Martin Luther King Jr. was so naïve. He wanted Americans to judge one another on the content of their character, not the color of their skin.  And he believed that the “bad check” that the government had written black people in the United States that he spoke of in his “I Have A Dream” speech 50 years ago this week could be cashed in the future where the “riches of freedom and the security of justice” would be available to all.

He obviously did not realize that character cannot be counted in a quota system. Or that black people should merely aspire to desegregation, not excellence, as Eric Holder’s Department of Justice contends.

In what is especially ironic for its timing 50 years after the March on Washington for Jobs and Freedom, the Department of Justice (DOJ) last week sued to block poor black children in Louisiana from using school vouchers to attend a good school. The reason: their leaving failing schools upset the racial balance of those schools, depriving all students “of their right to a desegregated educational experience.”

First, almost all of the 8,000 students using vouchers are black, so it’s absurd to argue that they discriminate against minorities. As Louisiana state superintendent of schools John White said of the suit, “it would be laughable if not being so tragic for the families.”

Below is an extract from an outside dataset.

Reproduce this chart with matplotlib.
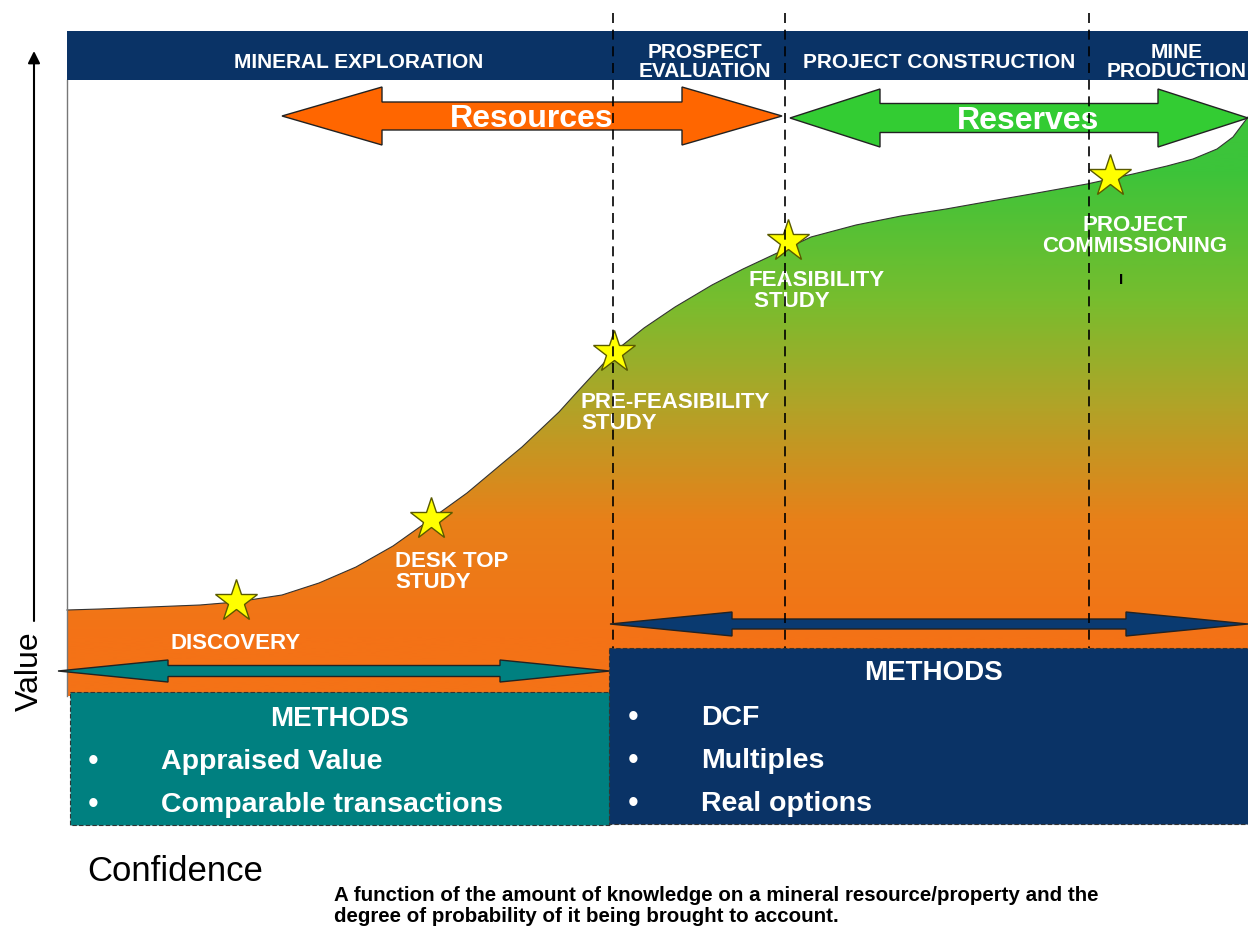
import numpy as np
import matplotlib.pyplot as plt
from matplotlib.patches import Polygon, Rectangle
from matplotlib.colors import LinearSegmentedColormap

plt.rcParams['font.family'] = ['Liberation Sans', 'DejaVu Sans']

# ---------------- data (canvas units: px, y grows downward) ----------------
stage_names = ["MINERAL EXPLORATION", "PROSPECT\nEVALUATION",
               "PROJECT CONSTRUCTION", "MINE\nPRODUCTION"]
stage_bounds = [67, 613, 785, 1089, 1248]

# value curve (confidence -> value)
conf = [67, 100, 150, 200, 236, 282, 319, 356, 393, 431, 467, 504, 522,
        559, 578, 614, 644, 675, 712, 743, 775, 811, 856, 901, 946, 991,
        1037, 1087, 1133, 1167, 1193, 1217, 1233, 1248]
value = [611, 610, 608, 606, 603, 596, 584, 568, 547, 520, 494, 463, 448,
         413, 392, 353, 329, 308, 286, 270, 255, 238, 226, 217, 210, 202,
         194, 185, 175, 167, 160, 150, 138, 118]

milestones = ["DISCOVERY", "DESK TOP\nSTUDY", "PRE-FEASIBILITY\nSTUDY",
              "FEASIBILITY\n STUDY", "PROJECT\nCOMMISSIONING"]
milestone_x = [236, 431, 614, 788, 1110]
milestone_y = [602, 520, 353, 242, 177]

early_methods = ["Appraised Value", "Comparable transactions"]
late_methods = ["DCF", "Multiples", "Real options"]

# ---------------- layout ----------------
navy = "#0a3366"
teal = "#008080"

fig = plt.figure(figsize=(12.48, 9.28), dpi=100)
ax = fig.add_axes([0, 0, 1, 1])
ax.set_xlim(0, 1248)
ax.set_ylim(928, 0)
ax.axis("off")

def double_arrow(x0, x1, yc, sh, hh, hl, color, z):
    pts = [(x0, yc), (x0 + hl, yc - hh), (x0 + hl, yc - sh), (x1 - hl, yc - sh),
           (x1 - hl, yc - hh), (x1, yc), (x1 - hl, yc + hh), (x1 - hl, yc + sh),
           (x0 + hl, yc + sh), (x0 + hl, yc + hh)]
    ax.add_patch(Polygon(pts, closed=True, fc=color, ec="#222222", lw=1, zorder=z))

# gradient fill under the value curve
bottom = 697
poly = list(zip(conf, value)) + [(1248, bottom), (67, bottom)]
area = Polygon(poly, closed=True, fc="none", ec="none")
ax.add_patch(area)
cmap = LinearSegmentedColormap.from_list(
    "og", [(0.0, "#f47216"), (0.25, "#e88019"), (0.5, "#b0a428"),
           (0.72, "#78bd2e"), (1.0, "#3cc43a")])
grad = np.clip((640 - np.linspace(bottom, 80, 600)) / (640 - 170), 0, 1).reshape(-1, 1)
im = ax.imshow(grad, cmap=cmap, vmin=0, vmax=1, aspect="auto",
               extent=[67, 1248, bottom, 80], origin="lower", zorder=1)
im.set_clip_path(area)
ax.plot(conf, value, color="#333333", lw=0.8, zorder=2)

# frame line on the left
ax.plot([67, 67], [81, bottom], color="#777777", lw=1, zorder=2)

# header bar
ax.add_patch(Rectangle((67, 32), 1248 - 67, 49, fc=navy, ec="none", zorder=3))
header_x = [359, 705, 939, 1177]
for name, hx in zip(stage_names, header_x):
    ax.text(hx, 62, name, color="white", fontsize=15, fontweight="bold",
            ha="center", va="center", linespacing=1.0, zorder=4)

# resources / reserves arrows
double_arrow(282, 782, 117, 14, 29, 100, "#ff6600", 3)
ax.text(532, 119, "Resources", color="white", fontsize=23, fontweight="bold",
        ha="center", va="center", zorder=4)
double_arrow(790, 1248, 119, 14.5, 29, 90, "#33cc33", 3)
ax.text(1028, 121, "Reserves", color="white", fontsize=23, fontweight="bold",
        ha="center", va="center", zorder=4)

# milestones
ax.plot(milestone_x, milestone_y, ls="none", marker="*", ms=32,
        mfc="#ffff00", mec="#5a5a00", mew=1, zorder=5)
label_pos = [(170, 644, "left"), (395, 572, "left"), (581, 413, "left"),
             (748, 291, "left"), (1135, 236, "center")]
for txt, (lx, ly, ha) in zip(milestones, label_pos):
    ax.text(lx, ly, txt, color="white", fontsize=16, fontweight="bold",
            ha=ha, va="center", linespacing=0.97, zorder=5)
ax.text(1121, 280, "I", color="black", fontsize=11, fontweight="bold",
        ha="center", va="center", zorder=5)

# method arrows and boxes
double_arrow(58, 610, 672, 5.5, 11, 110, teal, 6)
double_arrow(610, 1248, 625, 5, 12, 122, "#0a3a70", 6)

ax.add_patch(Rectangle((70, 693), 540, 133, fc=teal, ec="#333333", lw=0.8,
                       ls=(0, (4, 2)), zorder=6))
ax.add_patch(Rectangle((609, 649), 660, 176, fc=navy, ec="#333333", lw=0.8,
                       ls=(0, (4, 2)), zorder=8))

ax.text(340, 719, "METHODS", color="white", fontsize=20, fontweight="bold",
        ha="center", va="center", zorder=9)
for i, m in enumerate(early_methods):
    y = 762 + 43 * i
    ax.text(93, y, "\u2022", color="white", fontsize=22, ha="center", va="center", zorder=9)
    ax.text(161, y, m, color="white", fontsize=20.5, fontweight="bold",
            ha="left", va="center", zorder=9)

ax.text(933, 673, "METHODS", color="white", fontsize=20, fontweight="bold",
        ha="center", va="center", zorder=9)
for i, m in enumerate(late_methods):
    y = 718 + 43 * i
    ax.text(633, y, "\u2022", color="white", fontsize=22, ha="center", va="center", zorder=9)
    ax.text(701, y, m, color="white", fontsize=20.5, fontweight="bold",
            ha="left", va="center", zorder=9)

# stage dividers
for bx in stage_bounds[1:-1]:
    ax.plot([bx, bx], [14, 649], color="black", lw=1.2, ls=(0, (6, 4)), zorder=7)

# axes arrows and labels
ax.annotate("", xy=(34, 52), xytext=(34, 622),
            arrowprops=dict(arrowstyle="-|>", color="black", lw=1.5,
                            mutation_scale=18, shrinkA=0, shrinkB=0))
ax.text(30, 671, "Value", rotation=90, fontsize=23, ha="center", va="center")
ax.annotate("", xy=(1252, 873), xytext=(315, 873),
            arrowprops=dict(arrowstyle="-|>", color="black", lw=1.8,
                            mutation_scale=18, shrinkA=0, shrinkB=0))
ax.text(175, 872, "Confidence", fontsize=25, ha="center", va="center")
ax.text(334, 896, "A function of the amount of knowledge on a mineral resource/property and the",
        fontsize=14.8, fontweight="bold", ha="left", va="center")
ax.text(334, 917, "degree of probability of it being brought to account.",
        fontsize=14.8, fontweight="bold", ha="left", va="center")

fig.savefig("out.png", dpi=100)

The bigger issue, however, is the idea that racial balance is the top priority and not a good education. Only children at schools graded C, D, or F by the state ranking system whose families have an income less than 250 percent of the federal poverty line can apply for vouchers, so forcing them to stay is akin to what white segregationists did in the past, only this time its liberals committing the injustice. Militantly policing desegregation also turns what once was the means to a better education for black children into an end totally disconnected from the original goal.

That is why it is so sad. Because through the lawsuit the DOJ is saying that it cares about power, not about children. If it did, it might have interviewed the voucher families to find out why they applied for them.

Wanda Baham is one mother who hopes the DOJ drops the lawsuit. The 35-year old from Hammond, La., with three daughters who have vouchers, described the public schools where her daughters used to attend as “horrible.” “They didn’t learn anything,” she said.

She hated the fact that her daughter, Jerenia, 11, when she was younger, passed her grade in school but could not pass the state test for the grade, even after attending summer school. She couldn’t find out what was wrong, she said, because “the teachers never had time for me.”  She said she has great communication with the teachers at her daughters’ private school and that they are thriving.

Mitzi Crain-Dillon, a 33-year-old mother of two children with vouchers, said the government needs to ask, “Do you want to have an equal amount of color or have students succeed in life?”

Kenneth Campbell, president of the Black Alliance for Educational Options, put it this way, “In an ideal world, we could have a system of education that offers both high-quality and racial and economic diversity.” He added, “In 2013, our most urgent priority must be ensuring that all children have access to a high-quality education – irrespective of school type. Neither the Department of Justice nor the courts should assign children to certain failure in the name of racial integration.”

Amen. Enforcing desegregation solely for the cause of desegregation is an inversion of Rev. King’s dream that ensures some of the poorest and most vulnerable children in Louisiana stay that way. The fact that the government would expend limited resources to impose such a brutish mandate reveals them to be thugs with consciences unpricked by the poverty of mind and body they are inflicting on generations of children. And for the sake of what?